Saturday, May 25, 2013

A progressive defense of drones

From: Salon  

COMMENT - The article below is entertainingly explained by this article written by A. D. Coleman for his online blog, Photocritic International,  How to Talk Through Your Hat (3)   The original article, by a fellow Yalie of Bill Clinton's, explains the confusion with the word, 'is,' quite nicely.  

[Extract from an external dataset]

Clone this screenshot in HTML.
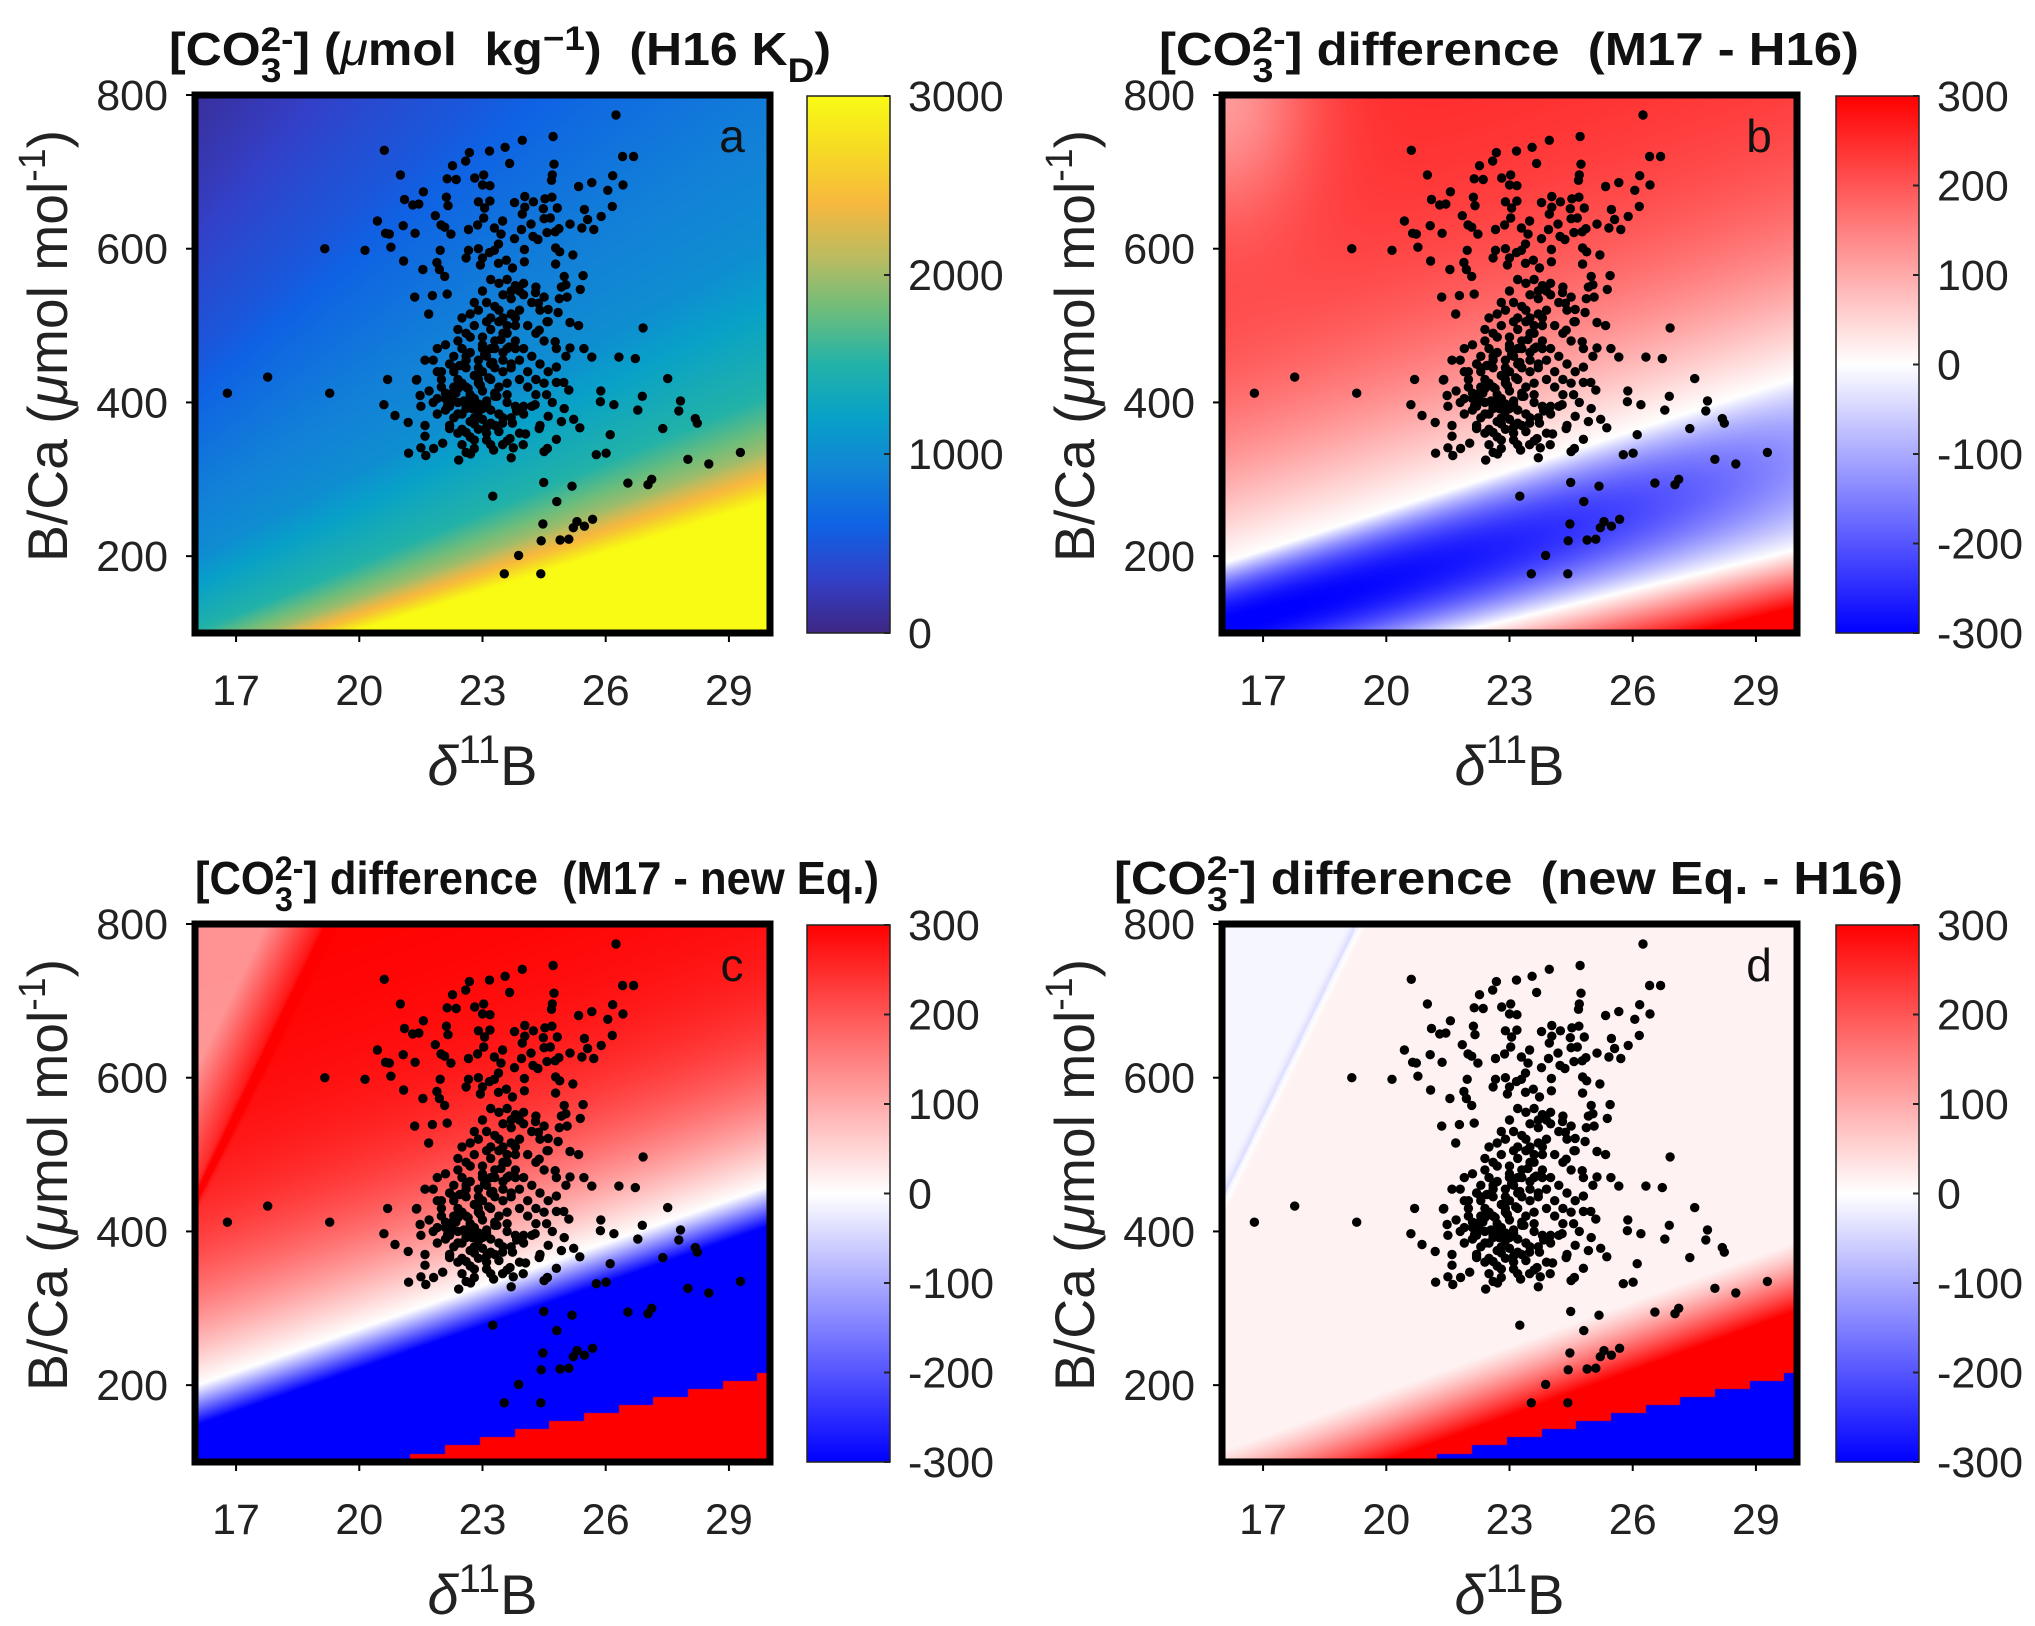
<!DOCTYPE html>
<html><head><meta charset="utf-8">
<style>
html,body{margin:0;padding:0;background:#fff;}
#fig{position:relative;width:2035px;height:1626px;overflow:hidden;background:#fff;font-family:"Liberation Sans",Arial,sans-serif;}
canvas{position:absolute;}
svg{position:absolute;left:0;top:0;}
</style></head>
<body>
<div id="fig">
<canvas id="cva" width="575" height="538" style="left:195px;top:95px"></canvas>
<canvas id="cvb" width="575" height="538" style="left:1222px;top:95px"></canvas>
<canvas id="cvc" width="575" height="538" style="left:195px;top:924px"></canvas>
<canvas id="cvd" width="575" height="538" style="left:1222px;top:924px"></canvas>
<svg id="svg" width="2035" height="1626" xmlns="http://www.w3.org/2000/svg">
<defs>
<linearGradient id="gParula" x1="0" y1="1" x2="0" y2="0">
<stop offset="0" stop-color="#3e2683"/><stop offset="0.1" stop-color="#3340c8"/><stop offset="0.2" stop-color="#0f62e4"/>
<stop offset="0.3" stop-color="#1283d6"/><stop offset="0.4" stop-color="#08a1c8"/><stop offset="0.5" stop-color="#22b2a8"/>
<stop offset="0.6" stop-color="#6cbd7c"/><stop offset="0.7" stop-color="#bbbb60"/><stop offset="0.8" stop-color="#f7b83e"/>
<stop offset="0.9" stop-color="#f6da24"/><stop offset="1" stop-color="#f9fb14"/>
</linearGradient>
<linearGradient id="gDiff" x1="0" y1="1" x2="0" y2="0">
<stop offset="0" stop-color="#0000ff"/><stop offset="0.5" stop-color="#ffffff"/><stop offset="1" stop-color="#ff0000"/>
</linearGradient>
</defs>
</svg>
</div>
<script>
// ---- data (delta11B, B/Ca) ----
const d11B = [16.79,17.77,19.28,19.16,20.14,20.61,21.0,21.56,21.10,21.3,21.45,20.44,21.07,20.64,20.73,20.77,21.36,21.08,21.55,21.35,
21.78,22.14,21.69,20.69,20.6,20.87,21.19,21.39,21.48,21.2,21.62,21.85,21.97,21.89,21.95,22.08,22.14,22.27,22.36,22.59,
22.68,23.17,23.55,23.97,23.66,24.72,24.74,24.7,24.68,26.25,26.41,26.68,26.17,26.42,26.05,26.16,25.66,25.34,25.48,25.56,
25.89,25.71,25.13,25.42,22.12,22.16,23.03,22.81,23.0,23.18,22.9,23.18,23.05,23.03,22.88,22.66,22.23,21.99,22.08,24.03,
23.78,24.24,24.52,24.69,24.82,24.03,23.97,24.48,24.5,24.65,24.18,23.95,23.78,23.49,23.29,23.45,23.39,23.29,22.9,22.66,
22.6,23.0,23.17,22.95,23.39,23.58,23.73,24.02,24.02,24.23,24.35,24.57,24.77,24.86,24.88,25.2,24.78,24.78,24.99,24.92,
25.03,25.45,25.38,25.06,24.87,24.5,24.29,24.36,24.6,24.84,25.13,25.34,26.91,24.57,24.38,24.77,25.13,25.47,25.66,26.32,
26.72,25.03,24.8,24.8,24.98,25.1,25.88,25.87,26.2,26.89,26.78,27.51,27.82,27.78,28.18,28.23,27.39,29.28,28.51,28.0,
25.77,26.01,26.11,25.37,25.22,24.99,24.92,24.6,24.28,24.56,24.38,24.8,24.5,24.58,24.05,23.99,23.7,23.75,23.49,23.67,
23.83,23.73,23.25,24.49,25.18,24.81,26.54,27.03,27.12,25.68,25.48,25.3,25.21,24.47,24.43,24.89,25.1,23.88,23.53,24.42,
22.42,22.71,21.6,21.81,21.5,22.03,22.2,22.6,22.8,23.1,23.2,23.49,23.27,22.6,
22.0,22.2,22.4,22.6,22.8,23.0,22.1,22.3,22.5,22.7,22.9,23.1,22.0,22.2,22.4,22.6,22.8,23.0,23.2,23.4,
22.3,22.5,22.7,22.9,23.1,23.3,23.5,22.6,22.8,23.0,23.2,23.4,23.6,23.8,22.9,23.1,23.3,23.5,23.7,23.9,
23.4,23.6,23.8,24.0,24.2,24.4,24.1,24.3,24.5,24.0,24.2,24.4,24.6,23.7,23.9,24.1,24.3,23.6,23.8,24.0,
23.5,23.3,23.1,22.9,22.7,22.4,22.2,21.9,21.8,21.7,21.9,21.8,22.1,22.4,22.7,23.0,23.2,23.5,23.7,24.3,
24.6,24.8,24.5,24.7,24.2,24.4,23.9,23.6,22.5,22.8,23.2,21.6,21.5,21.4,21.6,21.9,22.3,22.9,23.3,23.0,
23.6,23.2,23.8,22.35,22.55,22.75,22.95,23.15,23.35,22.45,22.65,22.85,23.05,23.25,23.45,23.65,22.25,22.15,
22.1,22.3,22.5,22.7,22.9,23.1,23.3,23.5,23.7,22.2,22.4,22.6,22.8,23.0,23.2,23.4,23.6,22.0,22.3,22.6,
22.9,23.2,23.5,23.8,24.1,22.4,22.7,23.0,23.3,23.6,23.9,22.5,22.8,23.1,23.4,23.7,24.0,22.6,22.9,23.2,
23.5,23.8,22.2,22.5,22.8,23.1,23.4,23.7,24.0,24.3,21.9,22.1,22.4,22.7,23.0,23.3,23.6,23.9,22.3,22.6];
const bCa = [412,433,412,600,598,728,696,674,664,657,658,636,630,620,619,602,620,584,573,537,
539,541,515,430,397,383,374,429,409,334,331,643,598,582,573,564,691,708,690,714,
725,727,732,741,711,746,710,696,689,774,720,720,695,683,676,655,686,681,651,638,
642,625,632,627,667,656,696,692,683,682,661,662,653,640,631,625,619,631,628,668,
660,661,665,667,653,654,645,652,639,640,632,625,613,636,627,619,606,598,600,598,
588,588,595,579,581,585,575,583,599,616,612,621,622,626,596,592,601,580,564,550,
553,565,547,537,535,537,543,529,521,517,504,500,497,505,494,479,471,470,459,459,
457,460,446,426,426,416,415,401,397,408,390,431,402,389,379,373,366,335,320,326,
332,334,358,367,378,392,375,382,397,410,366,352,336,340,359,345,328,341,345,353,
389,373,278,296,291,271,295,293,300,248,239,245,237,242,220,221,222,201,177,177,
325,333,356,340,341,347,366,361,351,351,373,373,338,335,
420,410,400,395,405,415,390,380,385,375,388,398,440,450,430,445,435,440,430,420,
460,470,465,455,460,470,455,490,500,485,495,505,490,480,520,530,525,540,535,545,
555,560,552,540,530,520,500,490,480,470,460,450,440,445,430,420,410,410,395,385,
380,370,360,365,355,360,370,385,400,415,440,455,475,495,515,545,560,510,515,550,
505,470,425,400,395,370,360,350,345,340,345,370,395,430,455,470,420,425,445,470,
470,510,500,412,402,392,422,432,408,448,418,398,462,452,482,472,404,396,
405,415,425,410,398,402,412,440,450,395,385,392,380,378,390,385,400,430,445,420,
430,450,465,470,440,480,485,475,480,500,520,510,530,505,520,545,555,460,445,470,
490,510,370,365,372,368,362,380,395,430,405,412,418,402,392,408,425,455,440,455];
const xTicks = [17,20,23,26,29];
const yTicks = [200,400,600,800];
const cbTicksA = [0,1000,2000,3000];
const cbTicksDiff = [-300,-200,-100,0,100,200,300];

const XMIN=16, XMAX=30, YMIN=100, YMAX=800, PW=575, PH=538;
const panels = [
 {id:'a', L:195, T:95, cv:'cva', cbL:807, kind:'a'},
 {id:'b', L:1222, T:95, cv:'cvb', cbL:1836, kind:'b'},
 {id:'c', L:195, T:924, cv:'cvc', cbL:807, kind:'c'},
 {id:'d', L:1222, T:924, cv:'cvd', cbL:1836, kind:'d'}
];
function sx(p,v){return p.L + (v-XMIN)/(XMAX-XMIN)*PW;}
function sy(p,v){return p.T + (YMAX-v)/(YMAX-YMIN)*PH;}

const parula=[[62,38,131],[51,64,200],[15,98,228],[18,131,214],[8,161,200],[34,178,168],[108,189,124],[187,187,96],[247,184,62],[246,218,36],[249,251,20]];
function cParula(v){let t=Math.max(0,Math.min(1,v/3000))*10;let i=Math.min(9,Math.floor(t));let f=t-i;const a=parula[i],b=parula[i+1];return [a[0]+(b[0]-a[0])*f,a[1]+(b[1]-a[1])*f,a[2]+(b[2]-a[2])*f];}
function cDiff(v){let t=Math.max(-1,Math.min(1,v/300));if(t>0)return [255,255*(1-t),255*(1-t)];return [255*(1+t),255*(1+t),255];}

const sTab=[10,16.9,17.9,19.3,22,29.4,36,50,65,77];
const vTab=[3000,3000,2500,2000,1500,1000,850,500,250,100];
function fieldA(x,y){const s=(y+180)/(x-3.2);if(s<=sTab[0])return vTab[0];for(let i=0;i<sTab.length-1;i++){if(s<=sTab[i+1]){const f=(s-sTab[i])/(sTab[i+1]-sTab[i]);return vTab[i]+(vTab[i+1]-vTab[i])*f;}}return vTab[vTab.length-1];}
function stair(x){if(x<20.4)return -1e9;return 100.5+Math.floor((x-20.4)/0.845)*10.5;}
function fieldB(x,y){const u=y-(190+17.3*(x-16));const l=y-(100+13.1*(x-21.7));
 if(u>=0){let v=255*Math.tanh(u/260);v-=130*Math.exp(-(((x-16)/2.2)**2+((y-800)/170)**2));return v;}
 if(l>=0){const c=0.045*(1-0.055*(x-16));return Math.max(-300,-c*(-u)*l);}
 return Math.min(300,-l*4);}
function fieldC(x,y){if(y<stair(x))return 300;const u=y-(199+18.6*(x-16));
 if(u<0)return Math.max(-300,u*5.8);let v=300*Math.tanh(u/200);const s=y-(440+109*(x-16));
 if(s>0)v-=Math.min(170,s*1.0);v+=60*Math.exp(-((s/12)**2));return Math.min(300,v);}
function fieldD(x,y){if(y<stair(x))return -300;const R=100+19.5*(x-19.9);if(y<R)return 300;
 let v=15;const s=y-(440+109*(x-16));if(s>0)v=-10;v-=30*Math.exp(-((s/15)**2));
 const t=(y-R)/100;if(t<1)v=Math.max(v,300*Math.pow(1-t,1.3));return v;}

function drawField(p){const cv=document.getElementById(p.cv);const ctx=cv.getContext('2d');const img=ctx.createImageData(PW,PH);
 const f={a:fieldA,b:fieldB,c:fieldC,d:fieldD}[p.kind];const cm=p.kind==='a'?cParula:cDiff;
 for(let j=0;j<PH;j++){const y=YMAX-(j+0.5)/PH*(YMAX-YMIN);for(let i=0;i<PW;i++){const x=XMIN+(i+0.5)/PW*(XMAX-XMIN);
  const c=cm(f(x,y));const k=(j*PW+i)*4;img.data[k]=c[0];img.data[k+1]=c[1];img.data[k+2]=c[2];img.data[k+3]=255;}}
 ctx.putImageData(img,0,0);}

const NS='http://www.w3.org/2000/svg';
const svg=document.getElementById('svg');
function mk(tag,attrs,parent){const e=document.createElementNS(NS,tag);for(const k in attrs)e.setAttribute(k,attrs[k]);(parent||svg).appendChild(e);return e;}
function tsp(parent,txt,attrs){const t=document.createElementNS(NS,'tspan');for(const k in (attrs||{}))t.setAttribute(k,attrs[k]);t.textContent=txt;parent.appendChild(t);return t;}

const titles={
 a:{x:169,w:662,y:65,rest:[['] (',{}],['\u03bc',{'font-style':'italic','font-weight':'normal'}],['mol  kg',{}],['\u22121',{dy:-15,'font-size':34}],[')  (H16 K',{dy:15}],['D',{dy:17,'font-size':34}],[')',{dy:-17}]]},
 b:{x:1159,w:700,y:65,rest:[['] difference  (M17 - H16)',{}]]},
 c:{x:195,w:684,y:894,rest:[['] difference  (M17 - new Eq.)',{}]]},
 d:{x:1114,w:789,y:894,rest:[['] difference  (new Eq. - H16)',{}]]}
};

panels.forEach(p=>{
 drawField(p);
 const g=mk('g',{});
 
 
 const sg=mk('g',{fill:'#000'},g);
 
 
 for(let i=0;i<d11B.length;i++){
  const c=mk('circle',{cx:sx(p,d11B[i]).toFixed(1),cy:sy(p,bCa[i]).toFixed(1),r:4.7},sg);
  
  
 }
 const box=mk('rect',{x:p.L,y:p.T,width:PW,height:PH,fill:'none',stroke:'#000','stroke-width':7},g);
 
 
 xTicks.forEach(v=>{const X=sx(p,v);
  const tl=mk('line',{x1:X,x2:X,y1:p.T+PH+3,y2:p.T+PH+9,stroke:'#000','stroke-width':2},g);
  
  
  const t=mk('text',{x:X,y:p.T+PH+72,'text-anchor':'middle','font-size':43,fill:'#222'},g);t.textContent=v;
  
  
 });
 yTicks.forEach(v=>{const Y=sy(p,v);
  const tl=mk('line',{x1:p.L-9,x2:p.L-3,y1:Y,y2:Y,stroke:'#000','stroke-width':2},g);
  
  
  const t=mk('text',{x:p.L-27,y:Y+15,'text-anchor':'end','font-size':43,fill:'#222'},g);t.textContent=v;
  
  
 });
 const xl=mk('text',{x:p.L+PW/2,y:p.T+690,'text-anchor':'middle','font-size':56,fill:'#222'},g);
 
 
 tsp(xl,'\u03b4',{'font-style':'italic'});tsp(xl,'11',{dy:-22,'font-size':40});tsp(xl,'B',{dy:22});
 const yx=p.L-128, yy=p.T+251;
 const yl=mk('text',{x:yx,y:yy,'text-anchor':'middle','font-size':56,fill:'#222',transform:'rotate(-90 '+yx+' '+yy+')',textLength:432,lengthAdjust:'spacingAndGlyphs'},g);
 
 
 tsp(yl,'B/Ca (');tsp(yl,'\u03bc',{'font-style':'italic'});tsp(yl,'mol mol');tsp(yl,'-1',{dy:-22,'font-size':38});tsp(yl,')',{dy:22});
 const pl=mk('text',{x:p.L+PW-38,y:p.T+57,'text-anchor':'middle','font-size':46,fill:'#111'},g);pl.textContent=p.id;
 
 
 const T=titles[p.id];
 const tt=mk('text',{x:T.x,y:T.y,'font-size':46,'font-weight':'bold',fill:'#111',textLength:T.w,lengthAdjust:'spacingAndGlyphs',style:'white-space:pre'},g);
 
 
 tsp(tt,'[CO');tsp(tt,'2-',{dy:-14,'font-size':34});tsp(tt,'3',{dx:-30,dy:31,'font-size':34});
 T.rest.forEach((r,i)=>{const a=Object.assign({},r[1]);if(i===0){a.dy=-17;a.dx=11;}tsp(tt,r[0],a);});
 const isA=p.kind==='a';
 const cb=mk('rect',{x:p.cbL,y:p.T+1,width:83,height:PH-1,fill:isA?'url(#gParula)':'url(#gDiff)',stroke:'#222','stroke-width':1.5},g);
 
 
 const ticks=isA?cbTicksA:cbTicksDiff;const lo=isA?0:-300,hi=isA?3000:300;
 ticks.forEach(v=>{const Y=p.T+1+(hi-v)/(hi-lo)*(PH-1);
  const tl=mk('line',{x1:p.cbL+77,x2:p.cbL+83,y1:Y,y2:Y,stroke:'#222','stroke-width':2},g);
  
  
  const t=mk('text',{x:p.cbL+101,y:Y+15,'font-size':43,fill:'#222'},g);t.textContent=v;
  
  
 });
});
</script>
</body></html>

As a liberal I was against drones reflexively. But the moral debate is more complicated than I'd realized

A progressive defense of drones (Credit: AP/Leslie Pratt/Pixel Embargo via Shutterstock/Salon)
In Thursday’s speech before the National Defense University, President Obama reflected on the concerns about “morality and accountability” raised by drone strikes. Emphasizing the importance of “clear guidelines” and intelligence gathering to properly “constrain” the use of drones, the president also maintained a firm stance on their necessity: Even though drone strikes sometimes result in civilian casualties, in many circumstances they remain the most effective option for realizing specific military objectives.
As a liberal, I’m against drones essentially by reflex. At least, I used to be. Recently, I’ve begun to reconsider that view; and I’m no longer sure where I come down on the morality of drone strikes. Disturbing as I find state-sponsored violence, when drones do the killing instead of soldiers, it seems apparent that we have an easier time recognizing the violence as horrific. War, in its traditional form, distorts our moral reasoning. Drones do not. And as much it grates against my broader political commitments to say so, this is plainly a benefit of drone warfare, other shortcomings notwithstanding.
Many detractors have pointed out that drone strikes, because they put none of our soldiers in harm’s way, are “less costly.” Without our own lives on the line, the theory goes, leaders will feel little compunction — not even the minimal compunction of political exposure — about condemning other human beings to death, especially when those other human beings live many thousands of miles away. To me, this critique seems undeniably right: the numbness that results from using machines rather than soldiers to carry out our dirty work is obviously a moral shortcoming of drone warfare. Simply put, when violence is employed more easily, it will also be employed more often. Hence the nightmarish image of an 18-year-old drone operator basically playing video games from the detached safety of a Nevada bunker.